May 11, 2017
A new engine oil category introduced at the end of 2016 promises better fuel economy and longer change intervals.
The new oil, designated PC-11 (Proposed Category 11) by the Diesel Engine Oil Advisory Panel, is being marketed in two subcategories. One is for new 2017 emissions-compliant engines, the other for all previous engines.
“Testing has already confirmed that the new oils will deliver fuel economy boosts from 2 to 4 percent, depending on the engine and application,” says Dan Arcy, global OEM technical manager for Shell Lubricants and chairman of the American Petroleum Institute committee developing the PC-11 category.
The biggest single performance improvement the new oils offer involves oxidation control, says Shawn Whitacre, senior staff engineer of engine oil technology for Chevron Lubricants. Oxidation control helps the oil withstand high temperatures without breaking down, which can create longer change intervals.
The last round of emissions regulations, in 2010, focused on nitrogen oxides (NOx) and particulate matter. The new, more stringent standards target carbon dioxide and other greenhouse gas emissions.
“Add a whole host of engine design changes…, and the need for a more modern engine oil becomes obvious,” Whitacre says.
The two main components that impact change intervals for heavy-duty engine oil are the total base number depletion and the oxidation number. “There used to be a third consideration – soot levels in the engine,” he says. “That is becoming less important as diesel exhaust emissions systems have improved.”
Pre-2010 engines required frequent drains because they produced more soot due to increased exhaust gas recirculation. But, soot control has been addressed by improvements in CJ-4 oils and the advent of cleaner ultra-low-sulfur diesel fuel.
New 2017 engines run 5 to 15 degrees hotter than today’s engines. “We have to make sure that when the new oil gets hot, it doesn’t break down,” Whitacre says.
Oil makers have taken that into consideration, as well as the need for compatibility with existing engine systems, says Jonathan Sheumaker, technical adviser for liquid filtration research and technology at Cummins Filtration.
“There should be no impact on the filter, although a lower-viscosity oil should provide less restriction as it flows through the filter, which can help improve engine efficiency and fuel economy,” Sheumaker says.
The new oil designated for pre-2017 engines is PC-11A, classified as CK-4. It replaces SAE 40-weight oils. CK-4 products “will be completely backwards-compatible with all current vehicles,” Arcy says. “They will be designed with improved oxidation resistance, shear stability, and aeration control.”
PC-11B, which will replace some SAE 30-weight oils, is designated as FA-4, which also meets those new requirements, while adding lower-viscosity grades that are not suitable for older engines.
Whitacre says the split category designation primarily reflects 30-weight oils, since 40-weight oils have viscosity that is much higher than the FA-4 category will allow. However, he notes the possibility for confusion about 30-weight oils in the PC-11 framework.
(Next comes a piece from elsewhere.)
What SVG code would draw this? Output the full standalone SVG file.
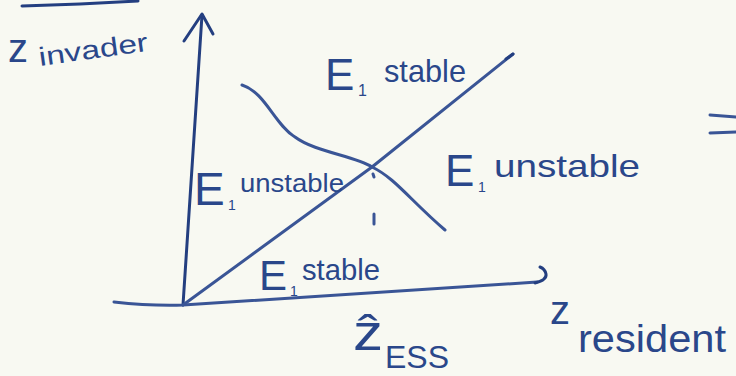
<svg xmlns="http://www.w3.org/2000/svg" width="736" height="376" viewBox="0 0 736 376">
<style>
.ink{fill:none;stroke:#3a5596;stroke-width:3;stroke-linecap:round;stroke-linejoin:round}
.dark{stroke:#243f80}
.t{font-family:"Liberation Sans",Arial,sans-serif;fill:#2a478a}
</style>
<rect width="736" height="376" fill="#f8f9f2"/>
<g id="scribbles">
<path class="ink dark" d="M22 6 L80 4 L138 1" stroke-width="4"/>
<path class="ink" d="M710 115 L736 117 M710 133 L736 132"/>
</g>
<g id="axes">
<path class="ink dark" d="M183 305 L202 15"/>
<path class="ink dark" d="M184 41 L202 14 L213 34"/>
<path class="ink" d="M114 302 Q150 306 183 305 L537 282"/>
<path class="ink dark" d="M535 283 Q547 280 546 274 Q545 269 540 267"/>
</g>
<g id="curves">
<path class="ink" d="M183 305 L372 167 L513 54"/>
<path class="ink dark" d="M506 59 L513 54"/>
<path class="ink" d="M242 85 C265 92 275 125 295 137 C315 152 355 156 372 167 C395 178 410 200 445 230"/>
<path class="ink" d="M373 174 L374 177 M374 214 L374 224"/>
</g>
<g id="labels">
<text class="t" x="8" y="62" font-size="40">z</text>
<text class="t" x="40" y="66" font-size="26" textLength="110" lengthAdjust="spacingAndGlyphs" transform="rotate(-8 40 66)">invader</text>
<text class="t" x="325" y="90" font-size="44">E</text>
<text class="t" x="358" y="96" font-size="16">1</text>
<text class="t" x="384" y="82" font-size="32" textLength="82" lengthAdjust="spacingAndGlyphs">stable</text>
<text class="t" x="194" y="205" font-size="46">E</text>
<text class="t" x="228" y="210" font-size="14">1</text>
<text class="t" x="240" y="192" font-size="26" textLength="104" lengthAdjust="spacingAndGlyphs">unstable</text>
<text class="t" x="445" y="186" font-size="44">E</text>
<text class="t" x="478" y="192" font-size="14">1</text>
<text class="t" x="494" y="177" font-size="32" textLength="146" lengthAdjust="spacingAndGlyphs">unstable</text>
<text class="t" x="259" y="290" font-size="42">E</text>
<text class="t" x="290" y="296" font-size="14">1</text>
<text class="t" x="302" y="280" font-size="30" textLength="78" lengthAdjust="spacingAndGlyphs">stable</text>
<text class="t" x="353" y="350" font-size="50" textLength="30" lengthAdjust="spacingAndGlyphs">ẑ</text>
<text class="t" x="385" y="368" font-size="32" textLength="64" lengthAdjust="spacingAndGlyphs">ESS</text>
<text class="t" x="550" y="324" font-size="40">z</text>
<text class="t" x="578" y="352" font-size="38" textLength="148" lengthAdjust="spacingAndGlyphs">resident</text>
</g>
</svg>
Both 10w-30 and 5w-30 PC-11 formulations could be marketed as CK-4 or FA-4, depending on their high-temperature high-shear viscosity, Whitacre says. API is trying to figure out exactly how the industry will communicate all of this information to drivers, technicians and fleets.
Some users, such as a firm operating older equipment and mixed engine types, “will only see a small impact from PC-11,” says Paul Cigala, commercial vehicles applications engineer for ExxonMobil Fuels & Lubricants. Those fleets may only need to transition from CJ-4 to the newer CK-4 formulation.
“In comparison, a fleet with a mix of older and newer equipment may choose to stock both CK-4 and FA-4 formulations,” Cigala says. “CK-4 oils will be suitable for use in both older and newer equipment, but if the fleet is looking to enhance the fuel economy of its newer engines, it will likely decide to use the new FA-4 formulation.”